(Work instructions):
Using the listing below, give again exactly the lines from the line with "Write a web" to the line with "var myChart = echarts.init(document.getElementById('chart'));", inclusive, without the pictures.

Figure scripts
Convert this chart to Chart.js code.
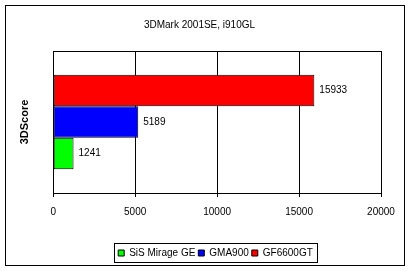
<!DOCTYPE html>
<html>
<head>
<meta charset="utf-8">
<script src="https://cdn.jsdelivr.net/npm/chart.js@4/dist/chart.umd.min.js"></script>
<style>
html, body { margin: 0; padding: 0; background: #fff; }
</style>
</head>
<body>
<canvas id="chart" width="410" height="271"></canvas>
<script>
var chartTitle = "3DMark 2001SE, i910GL";
var categories = ["3DScore"];
// top to bottom as drawn
var cards = ["GF6600GT", "GMA900", "SiS Mirage GE"];
var scores = [15933, 5189, 1241];
var barColors = ["#ff0000", "#0000ff", "#00ff00"];
var xMax = 20000;
var xStep = 5000;

var font = "'Liberation Sans', Arial, sans-serif";

var datasets = cards.map(function (name, i) {
    return {
        label: name,
        data: [scores[i]],
        backgroundColor: barColors[i],
        borderColor: "#000",
        borderWidth: 1,
        borderSkipped: false
    };
});

// outer frame + box around the plot area
var framePlugin = {
    id: "frame",
    afterLayout: function (chart) {
        // legend sits a bit right of centre in the original
        chart.legend.left += 16;
        chart.legend.right += 16;
    },
    beforeDraw: function (chart) {
        var ctx = chart.ctx;
        ctx.save();
        ctx.fillStyle = "#fff";
        ctx.fillRect(0, 0, chart.width, chart.height);
        ctx.strokeStyle = "#000";
        ctx.lineWidth = 1;
        ctx.strokeRect(5.5, 5.5, chart.width - 11, chart.height - 11);
        ctx.restore();
    },
    afterDatasetsDraw: function (chart) {
        var a = chart.chartArea;
        var ctx = chart.ctx;
        ctx.save();
        ctx.strokeStyle = "#000";
        ctx.lineWidth = 1;
        ctx.strokeRect(Math.round(a.left) + 0.5, Math.round(a.top) + 0.5,
            Math.round(a.right - a.left), Math.round(a.bottom - a.top));
        ctx.restore();
    }
};

// numbers to the right of each bar
var valuePlugin = {
    id: "values",
    afterDatasetsDraw: function (chart) {
        var ctx = chart.ctx;
        ctx.save();
        ctx.font = "10px " + font;
        ctx.fillStyle = "#000";
        ctx.textBaseline = "middle";
        chart.data.datasets.forEach(function (ds, i) {
            chart.getDatasetMeta(i).data.forEach(function (bar, j) {
                ctx.fillText(String(ds.data[j]), bar.x + 5, bar.y);
            });
        });
        ctx.restore();
    }
};

// black box around the legend
var legendBoxPlugin = {
    id: "legendBox",
    afterDraw: function (chart) {
        var boxes = chart.legend.legendHitBoxes;
        if (!boxes.length) return;
        var l = boxes[0].left, r = boxes[boxes.length - 1].left + boxes[boxes.length - 1].width;
        var t = boxes[0].top, h = boxes[0].height;
        var ctx = chart.ctx;
        ctx.save();
        ctx.strokeStyle = "#000";
        ctx.lineWidth = 1;
        ctx.strokeRect(Math.round(l - 4) + 0.5, Math.round(t - 5) + 0.5, Math.round(r - l + 8), Math.round(h + 9));
        ctx.restore();
    }
};

new Chart("chart", {
    type: "bar",
    data: {
        labels: categories,
        datasets: datasets
    },
    options: {
        indexAxis: "y",
        responsive: false,
        animation: false,
        events: [],
        layout: { padding: { left: 18, right: 29, top: 12, bottom: 3 } },
        datasets: { bar: { categoryPercentage: 0.667, barPercentage: 1 } },
        scales: {
            x: {
                min: 0,
                max: xMax,
                ticks: {
                    stepSize: xStep,
                    color: "#000",
                    font: { family: font, size: 10 },
                    padding: 9,
                    callback: function (v) { return String(v); }
                },
                grid: { color: "#000", tickLength: 4, tickColor: "#000" },
                border: { color: "#000" },
                afterFit: function (scale) { scale.height += 18; }
            },
            y: {
                ticks: { display: false },
                grid: { display: false },
                border: { color: "#000" },
                title: { display: true, text: categories[0], color: "#000", font: { family: font, size: 11, weight: "bold" }, padding: { top: 0, bottom: 14 } }
            }
        },
        plugins: {
            title: { display: true, text: chartTitle, color: "#000", font: { family: font, size: 10, weight: "normal" }, padding: { top: 7, bottom: 20 } },
            legend: {
                position: "bottom",
                reverse: true,
                labels: { boxWidth: 6, boxHeight: 6, color: "#000", font: { family: font, size: 10 }, padding: 3 }
            },
            tooltip: { enabled: false }
        }
    },
    plugins: [framePlugin, valuePlugin, legendBoxPlugin]
});
</script>
</body>
</html>
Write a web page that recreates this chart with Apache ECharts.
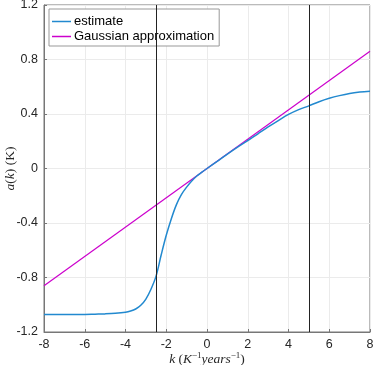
<!DOCTYPE html>
<html lang="en">
<head>
    <meta charset="UTF-8">
    <title>a(k) estimate</title>
    <script type="text/javascript" src="https://cdn.jsdelivr.net/npm/echarts@6/dist/echarts.min.js"></script>
    <style>
        html, body { margin: 0; padding: 0; background: #fff; }
    </style>
</head>
<body>
    <div id="chart" style="width:374px;height:365px;"></div>
</body>
<script type="text/javascript">
    var myChart = echarts.init(document.getElementById('chart'));

    // k values where the estimate was read off the picture
    var kValues = [-8, -7, -6, -5.5, -5, -4.5, -4, -3.75, -3.5, -3.25, -3, -2.75, -2.5, -2.25, -2,
        -1.75, -1.5, -1.25, -1, -0.75, -0.5, -0.25, 0, 0.5, 1, 1.5, 2, 2.5, 3, 3.5, 4, 4.5, 5,
        5.5, 6, 6.5, 7, 7.5, 8];
    var estimate = [-1.072, -1.072, -1.071, -1.069, -1.067, -1.063, -1.055, -1.046, -1.031, -1.004, -0.958, -0.886, -0.79, -0.635, -0.49,
        -0.368, -0.265, -0.19, -0.137, -0.092, -0.055, -0.027, 0, 0.053, 0.106, 0.157, 0.205, 0.255, 0.305, 0.352, 0.397, 0.432, 0.46,
        0.49, 0.515, 0.535, 0.551, 0.561, 0.567];
    // straight line: two end points
    var gaussK = [-8, 8];
    var gaussA = [-0.86, 0.86];
    // black vertical markers
    var markerK = [-2.5, 5];

    var fontSans = 'Liberation Sans';
    var fontSerif = 'Liberation Serif';

    function pairs(xs, ys) {
        var out = [];
        for (var i = 0; i < xs.length; i++) out.push([xs[i], ys[i]]);
        return out;
    }

    var options = {
        animation: false,
        backgroundColor: '#fff',
        grid: {
            left: 44, right: 4, top: 5, bottom: 33,
            containLabel: false,
            outerBoundsMode: 'none',
            show: true,
            borderColor: '#777',
            borderWidth: 1
        },
        legend: {
            orient: 'vertical',
            left: 49, top: 9,
            padding: [5, 5, 2, 3],
            itemGap: 0,
            itemWidth: 19,
            itemHeight: 1.5,
            icon: 'rect',
            backgroundColor: '#fff',
            borderColor: '#999',
            borderWidth: 1,
            borderRadius: 0,
            selectedMode: false,
            textStyle: { fontFamily: fontSans, fontSize: 13, color: '#000', lineHeight: 15, padding: [0, 0, 0, -2] },
            data: ['estimate', 'Gaussian approximation']
        },
        xAxis: {
            type: 'value',
            min: -8, max: 8, interval: 2,
            axisLine: { show: true, onZero: false, lineStyle: { color: '#777' } },
            axisTick: { show: true, inside: true, length: 3, lineStyle: { color: '#777' } },
            splitLine: { show: true, lineStyle: { color: '#ebebeb' } },
            axisLabel: { fontFamily: fontSans, fontSize: 12.5, color: '#262626', margin: 6 },
            name: '{i|k} {r|(}{i|K}{s|−1}{i|years}{s|−1}{r|)}',
            nameLocation: 'middle',
            nameGap: 19,
            nameMoveOverlap: false,
            nameTextStyle: {
                rich: {
                    i: { fontFamily: fontSerif, fontStyle: 'italic', fontSize: 13.5, color: '#262626' },
                    r: { fontFamily: fontSerif, fontSize: 13.5, color: '#262626' },
                    s: { fontFamily: fontSerif, fontSize: 9, color: '#262626', verticalAlign: 'top', padding: [0, 0, 7, 0] }
                }
            }
        },
        yAxis: {
            type: 'value',
            min: -1.2, max: 1.2, interval: 0.4,
            axisLine: { show: true, onZero: false, lineStyle: { color: '#777' } },
            axisTick: { show: true, inside: true, length: 3, lineStyle: { color: '#777' } },
            splitLine: { show: true, lineStyle: { color: '#ebebeb' } },
            axisLabel: {
                fontFamily: fontSans, fontSize: 12.5, color: '#262626', margin: 6,
                formatter: function (v) {
                    var r = Math.round(v * 10) / 10;
                    return r === 0 ? '0' : r.toFixed(1);
                }
            },
            name: '{i|a}{r|(}{i|k}{r|) (K)}',
            nameLocation: 'middle',
            nameGap: 27,
            nameMoveOverlap: false,
            nameTextStyle: {
                rich: {
                    i: { fontFamily: fontSerif, fontStyle: 'italic', fontSize: 13.5, color: '#262626' },
                    r: { fontFamily: fontSerif, fontSize: 13.5, color: '#262626' }
                }
            }
        },
        series: [
            {
                name: 'estimate',
                type: 'line',
                smooth: 0.35,
                symbol: 'none',
                color: '#2289cf',
                lineStyle: { width: 1.5, color: '#2289cf' },
                data: pairs(kValues, estimate),
                z: 3
            },
            {
                name: 'Gaussian approximation',
                type: 'line',
                symbol: 'none',
                color: '#cc00cc',
                lineStyle: { width: 1.2, color: '#cc00cc' },
                data: pairs(gaussK, gaussA),
                z: 2,
                markLine: {
                    silent: true,
                    symbol: 'none',
                    label: { show: false },
                    lineStyle: { color: '#222', width: 1, type: 'solid' },
                    data: markerK.map(function (k) { return { xAxis: k }; })
                }
            }
        ]
    };
    myChart.setOption(options);
</script>
</html>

(Exercise solution):
Write a web page that recreates this chart with Apache ECharts.
<!DOCTYPE html>
<html lang="en">
<head>
    <meta charset="UTF-8">
    <title>a(k) estimate</title>
    <script type="text/javascript" src="https://cdn.jsdelivr.net/npm/echarts@6/dist/echarts.min.js"></script>
    <style>
        html, body { margin: 0; padding: 0; background: #fff; }
    </style>
</head>
<body>
    <div id="chart" style="width:374px;height:365px;"></div>
</body>
<script type="text/javascript">
    var myChart = echarts.init(document.getElementById('chart'));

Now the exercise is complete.